Copy each line below that contains "chart".

■ ■ ■ ■

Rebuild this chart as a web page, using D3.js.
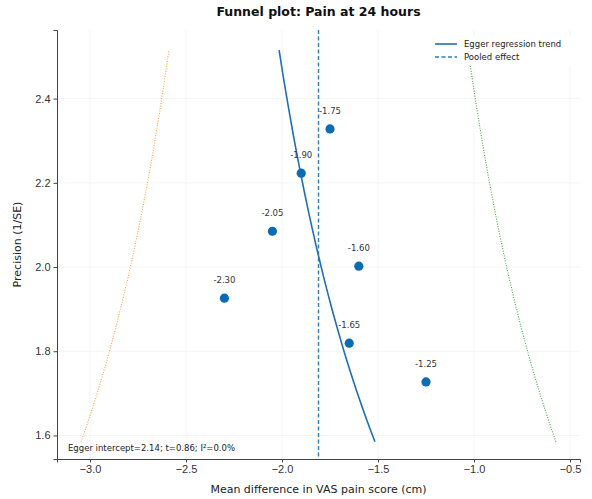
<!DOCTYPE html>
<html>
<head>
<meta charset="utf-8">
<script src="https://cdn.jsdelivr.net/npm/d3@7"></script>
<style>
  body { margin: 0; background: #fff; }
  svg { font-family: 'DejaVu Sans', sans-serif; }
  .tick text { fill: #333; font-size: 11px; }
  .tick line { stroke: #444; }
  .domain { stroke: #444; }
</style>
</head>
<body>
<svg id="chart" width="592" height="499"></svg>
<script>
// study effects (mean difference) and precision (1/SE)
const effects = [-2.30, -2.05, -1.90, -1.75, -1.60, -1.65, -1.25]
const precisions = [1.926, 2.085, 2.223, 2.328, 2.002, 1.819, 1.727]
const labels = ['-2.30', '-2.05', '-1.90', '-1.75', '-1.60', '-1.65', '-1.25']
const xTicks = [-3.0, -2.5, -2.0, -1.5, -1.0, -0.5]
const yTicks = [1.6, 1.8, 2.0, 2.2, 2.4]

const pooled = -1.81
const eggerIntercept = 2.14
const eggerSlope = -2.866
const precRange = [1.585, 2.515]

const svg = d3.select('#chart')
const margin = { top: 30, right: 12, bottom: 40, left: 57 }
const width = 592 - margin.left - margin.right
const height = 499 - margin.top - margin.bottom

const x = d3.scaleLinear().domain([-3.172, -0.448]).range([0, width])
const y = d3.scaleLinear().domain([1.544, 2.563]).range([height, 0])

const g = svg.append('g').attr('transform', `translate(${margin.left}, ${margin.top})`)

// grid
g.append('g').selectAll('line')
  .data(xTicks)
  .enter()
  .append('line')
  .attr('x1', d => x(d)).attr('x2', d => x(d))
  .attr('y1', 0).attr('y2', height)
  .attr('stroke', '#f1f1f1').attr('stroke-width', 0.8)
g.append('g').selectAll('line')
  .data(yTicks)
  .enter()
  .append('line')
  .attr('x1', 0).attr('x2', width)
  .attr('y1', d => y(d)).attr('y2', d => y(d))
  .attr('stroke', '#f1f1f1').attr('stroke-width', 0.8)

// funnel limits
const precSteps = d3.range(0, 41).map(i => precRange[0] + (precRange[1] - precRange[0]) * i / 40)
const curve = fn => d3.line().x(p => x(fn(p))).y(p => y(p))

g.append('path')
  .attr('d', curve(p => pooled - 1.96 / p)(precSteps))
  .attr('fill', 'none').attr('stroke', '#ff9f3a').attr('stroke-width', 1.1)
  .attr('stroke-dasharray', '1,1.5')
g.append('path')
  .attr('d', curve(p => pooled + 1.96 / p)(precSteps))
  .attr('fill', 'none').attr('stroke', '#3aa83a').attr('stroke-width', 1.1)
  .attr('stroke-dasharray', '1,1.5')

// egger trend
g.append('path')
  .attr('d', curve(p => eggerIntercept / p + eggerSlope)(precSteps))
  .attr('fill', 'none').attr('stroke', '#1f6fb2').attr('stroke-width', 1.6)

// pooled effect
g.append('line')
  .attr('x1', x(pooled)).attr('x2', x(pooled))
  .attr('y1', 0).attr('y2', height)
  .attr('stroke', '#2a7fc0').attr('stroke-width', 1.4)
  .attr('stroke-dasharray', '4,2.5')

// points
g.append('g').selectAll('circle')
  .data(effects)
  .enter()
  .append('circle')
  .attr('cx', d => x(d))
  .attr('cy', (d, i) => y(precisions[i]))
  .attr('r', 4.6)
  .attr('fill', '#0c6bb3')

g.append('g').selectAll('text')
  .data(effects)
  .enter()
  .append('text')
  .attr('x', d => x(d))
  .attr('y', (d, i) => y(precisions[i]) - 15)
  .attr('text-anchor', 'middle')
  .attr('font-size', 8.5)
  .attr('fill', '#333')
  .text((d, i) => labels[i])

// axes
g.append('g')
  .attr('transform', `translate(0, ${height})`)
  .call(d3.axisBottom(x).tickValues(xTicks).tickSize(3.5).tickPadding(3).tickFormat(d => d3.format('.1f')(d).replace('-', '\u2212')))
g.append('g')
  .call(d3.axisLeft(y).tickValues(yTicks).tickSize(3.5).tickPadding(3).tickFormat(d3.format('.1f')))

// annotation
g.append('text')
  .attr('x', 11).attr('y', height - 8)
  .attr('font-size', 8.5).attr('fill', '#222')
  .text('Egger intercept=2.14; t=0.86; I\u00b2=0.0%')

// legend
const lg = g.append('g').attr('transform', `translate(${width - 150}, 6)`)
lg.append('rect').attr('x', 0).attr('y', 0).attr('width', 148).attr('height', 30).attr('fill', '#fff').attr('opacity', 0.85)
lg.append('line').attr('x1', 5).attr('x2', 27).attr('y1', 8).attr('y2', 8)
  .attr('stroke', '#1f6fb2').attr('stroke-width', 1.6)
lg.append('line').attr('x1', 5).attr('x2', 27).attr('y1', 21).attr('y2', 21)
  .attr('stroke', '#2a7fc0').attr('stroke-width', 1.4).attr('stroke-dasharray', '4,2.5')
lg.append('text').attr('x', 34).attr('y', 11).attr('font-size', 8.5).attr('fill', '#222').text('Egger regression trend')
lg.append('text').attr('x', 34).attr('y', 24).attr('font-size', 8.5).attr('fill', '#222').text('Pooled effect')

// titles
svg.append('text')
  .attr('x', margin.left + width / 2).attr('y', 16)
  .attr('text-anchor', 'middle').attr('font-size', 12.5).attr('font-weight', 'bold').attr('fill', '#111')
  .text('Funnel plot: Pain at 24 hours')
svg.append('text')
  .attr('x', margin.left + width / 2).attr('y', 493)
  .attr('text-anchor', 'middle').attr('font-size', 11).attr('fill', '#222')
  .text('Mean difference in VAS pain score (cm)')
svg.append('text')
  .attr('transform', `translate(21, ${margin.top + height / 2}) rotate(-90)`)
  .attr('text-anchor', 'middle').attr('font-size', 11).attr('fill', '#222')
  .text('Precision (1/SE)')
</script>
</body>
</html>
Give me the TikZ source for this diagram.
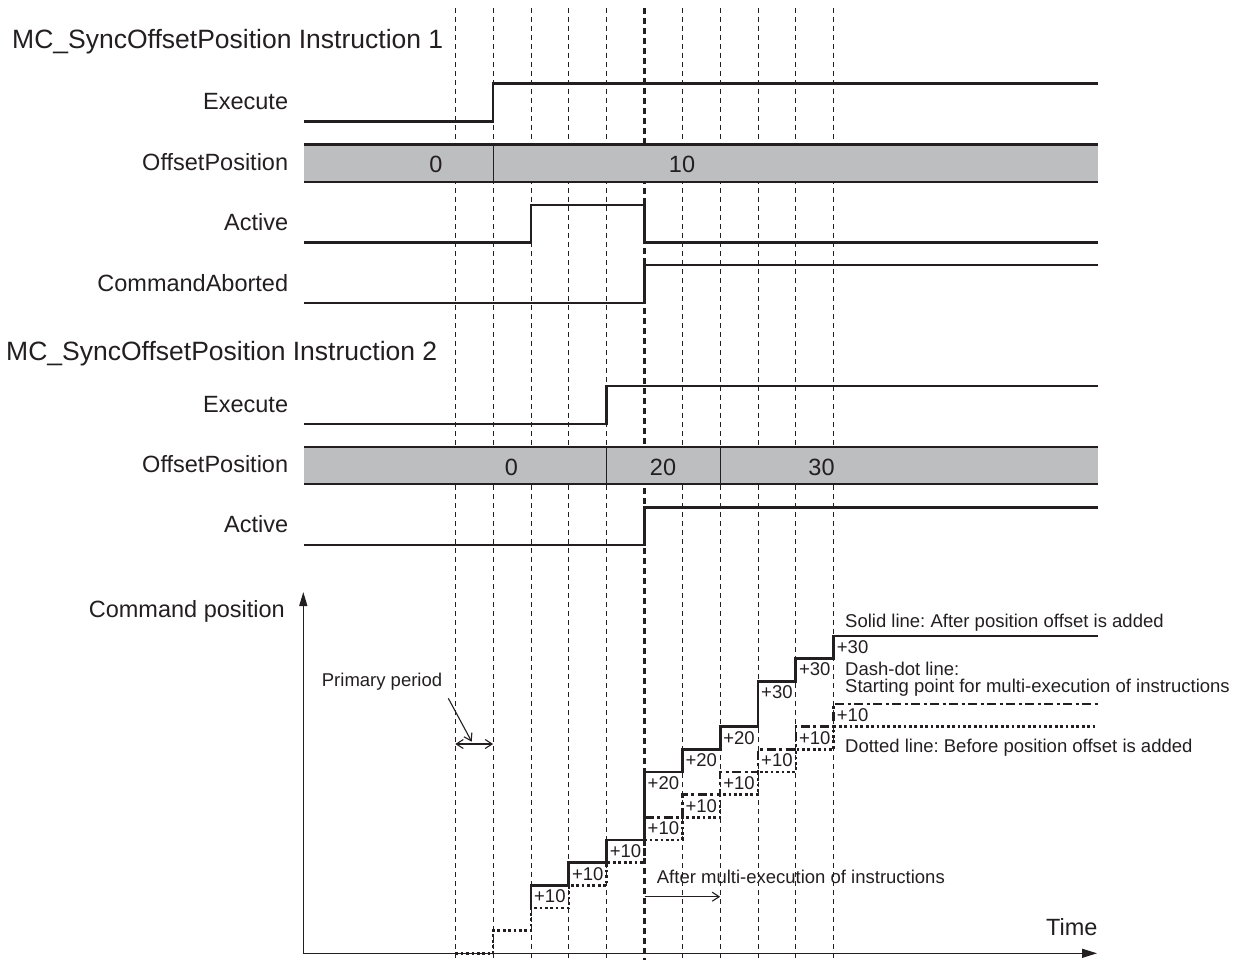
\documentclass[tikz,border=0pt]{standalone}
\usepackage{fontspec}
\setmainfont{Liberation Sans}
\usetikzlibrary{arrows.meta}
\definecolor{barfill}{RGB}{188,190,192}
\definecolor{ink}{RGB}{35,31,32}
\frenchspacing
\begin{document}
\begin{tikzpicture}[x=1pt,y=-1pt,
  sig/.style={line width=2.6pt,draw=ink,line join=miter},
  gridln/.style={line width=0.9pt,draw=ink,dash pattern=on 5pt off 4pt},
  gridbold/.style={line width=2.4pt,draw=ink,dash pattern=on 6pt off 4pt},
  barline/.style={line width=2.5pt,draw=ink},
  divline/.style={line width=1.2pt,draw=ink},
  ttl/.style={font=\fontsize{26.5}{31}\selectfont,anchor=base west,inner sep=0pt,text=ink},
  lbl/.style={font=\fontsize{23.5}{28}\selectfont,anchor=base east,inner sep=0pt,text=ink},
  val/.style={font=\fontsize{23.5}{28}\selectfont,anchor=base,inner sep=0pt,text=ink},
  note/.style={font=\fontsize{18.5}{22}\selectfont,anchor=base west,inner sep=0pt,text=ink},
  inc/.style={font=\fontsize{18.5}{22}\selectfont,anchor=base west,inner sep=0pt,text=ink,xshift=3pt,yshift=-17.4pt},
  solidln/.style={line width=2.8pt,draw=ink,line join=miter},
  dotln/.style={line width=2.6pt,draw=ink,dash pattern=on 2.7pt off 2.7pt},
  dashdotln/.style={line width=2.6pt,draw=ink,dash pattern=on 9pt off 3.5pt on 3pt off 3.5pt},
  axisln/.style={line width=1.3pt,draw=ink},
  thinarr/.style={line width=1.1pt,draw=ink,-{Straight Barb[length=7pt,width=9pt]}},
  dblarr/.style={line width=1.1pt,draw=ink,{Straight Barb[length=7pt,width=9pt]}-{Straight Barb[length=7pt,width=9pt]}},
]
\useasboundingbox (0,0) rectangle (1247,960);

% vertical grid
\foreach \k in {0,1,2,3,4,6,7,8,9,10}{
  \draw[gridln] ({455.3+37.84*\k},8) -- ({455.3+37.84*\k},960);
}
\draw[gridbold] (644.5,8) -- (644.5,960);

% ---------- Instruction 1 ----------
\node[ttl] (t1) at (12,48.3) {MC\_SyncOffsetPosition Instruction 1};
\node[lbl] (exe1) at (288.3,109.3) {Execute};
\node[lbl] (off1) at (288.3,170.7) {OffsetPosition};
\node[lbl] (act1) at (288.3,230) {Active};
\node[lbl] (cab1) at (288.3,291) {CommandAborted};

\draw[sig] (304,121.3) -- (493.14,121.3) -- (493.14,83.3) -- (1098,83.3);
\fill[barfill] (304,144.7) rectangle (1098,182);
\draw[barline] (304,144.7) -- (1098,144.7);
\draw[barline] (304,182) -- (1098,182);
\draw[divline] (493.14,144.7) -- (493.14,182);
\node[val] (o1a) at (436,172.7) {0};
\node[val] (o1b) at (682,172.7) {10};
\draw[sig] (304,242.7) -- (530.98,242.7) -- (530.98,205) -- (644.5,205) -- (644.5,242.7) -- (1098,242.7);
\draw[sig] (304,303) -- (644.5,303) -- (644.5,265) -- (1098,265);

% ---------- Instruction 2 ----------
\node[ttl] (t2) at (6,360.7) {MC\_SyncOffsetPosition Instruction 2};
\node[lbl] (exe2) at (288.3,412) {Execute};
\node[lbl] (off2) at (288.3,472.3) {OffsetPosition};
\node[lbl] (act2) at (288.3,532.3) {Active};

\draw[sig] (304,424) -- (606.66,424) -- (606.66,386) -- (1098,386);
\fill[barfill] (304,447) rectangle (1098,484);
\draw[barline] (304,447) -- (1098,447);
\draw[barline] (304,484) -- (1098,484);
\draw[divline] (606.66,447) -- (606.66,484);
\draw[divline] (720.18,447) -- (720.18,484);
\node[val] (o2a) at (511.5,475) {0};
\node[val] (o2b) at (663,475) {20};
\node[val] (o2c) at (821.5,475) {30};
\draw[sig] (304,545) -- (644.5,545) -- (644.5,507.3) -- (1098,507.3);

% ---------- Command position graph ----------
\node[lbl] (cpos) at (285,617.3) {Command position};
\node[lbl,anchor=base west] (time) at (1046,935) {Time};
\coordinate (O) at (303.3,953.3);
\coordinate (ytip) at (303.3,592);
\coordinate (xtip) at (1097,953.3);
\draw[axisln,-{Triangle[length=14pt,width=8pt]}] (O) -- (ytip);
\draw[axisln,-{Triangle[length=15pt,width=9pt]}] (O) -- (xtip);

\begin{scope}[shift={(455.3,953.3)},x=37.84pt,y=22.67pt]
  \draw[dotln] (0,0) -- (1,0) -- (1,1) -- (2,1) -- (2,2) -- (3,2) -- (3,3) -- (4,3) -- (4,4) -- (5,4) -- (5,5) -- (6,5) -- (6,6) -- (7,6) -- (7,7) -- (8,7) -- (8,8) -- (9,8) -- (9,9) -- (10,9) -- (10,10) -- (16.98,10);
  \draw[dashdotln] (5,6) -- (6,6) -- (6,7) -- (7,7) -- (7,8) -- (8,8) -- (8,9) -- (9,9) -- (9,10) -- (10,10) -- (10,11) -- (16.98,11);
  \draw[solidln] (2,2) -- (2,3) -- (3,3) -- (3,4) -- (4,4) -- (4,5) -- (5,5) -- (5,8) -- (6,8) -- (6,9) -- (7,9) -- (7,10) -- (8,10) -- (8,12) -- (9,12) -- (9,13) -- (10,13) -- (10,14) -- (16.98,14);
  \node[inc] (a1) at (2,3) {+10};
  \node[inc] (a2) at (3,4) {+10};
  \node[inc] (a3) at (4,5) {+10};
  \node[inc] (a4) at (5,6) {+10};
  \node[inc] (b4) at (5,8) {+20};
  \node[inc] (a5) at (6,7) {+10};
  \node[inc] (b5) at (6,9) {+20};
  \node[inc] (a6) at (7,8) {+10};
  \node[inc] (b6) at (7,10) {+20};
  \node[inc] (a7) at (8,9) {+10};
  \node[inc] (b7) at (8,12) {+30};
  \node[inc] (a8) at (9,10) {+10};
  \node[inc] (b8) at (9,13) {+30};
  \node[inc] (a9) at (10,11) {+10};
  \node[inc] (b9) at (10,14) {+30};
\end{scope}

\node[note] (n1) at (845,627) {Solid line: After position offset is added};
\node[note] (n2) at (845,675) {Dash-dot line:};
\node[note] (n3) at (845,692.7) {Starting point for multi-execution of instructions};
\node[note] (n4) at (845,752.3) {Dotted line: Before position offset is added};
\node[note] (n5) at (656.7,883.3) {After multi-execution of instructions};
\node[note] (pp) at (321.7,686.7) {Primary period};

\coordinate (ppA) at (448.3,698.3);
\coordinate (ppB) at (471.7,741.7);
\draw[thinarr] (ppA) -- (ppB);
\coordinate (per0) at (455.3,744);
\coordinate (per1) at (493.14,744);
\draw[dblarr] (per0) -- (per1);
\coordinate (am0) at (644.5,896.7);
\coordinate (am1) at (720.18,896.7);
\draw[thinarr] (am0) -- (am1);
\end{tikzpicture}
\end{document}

■ ■ ■ ■

RESULT OF THIS EXERCISE →
Rebuild this chart as a web page, using D3.js.
<svg id="chart" width="592" height="499"></svg>
const svg = d3.select('#chart')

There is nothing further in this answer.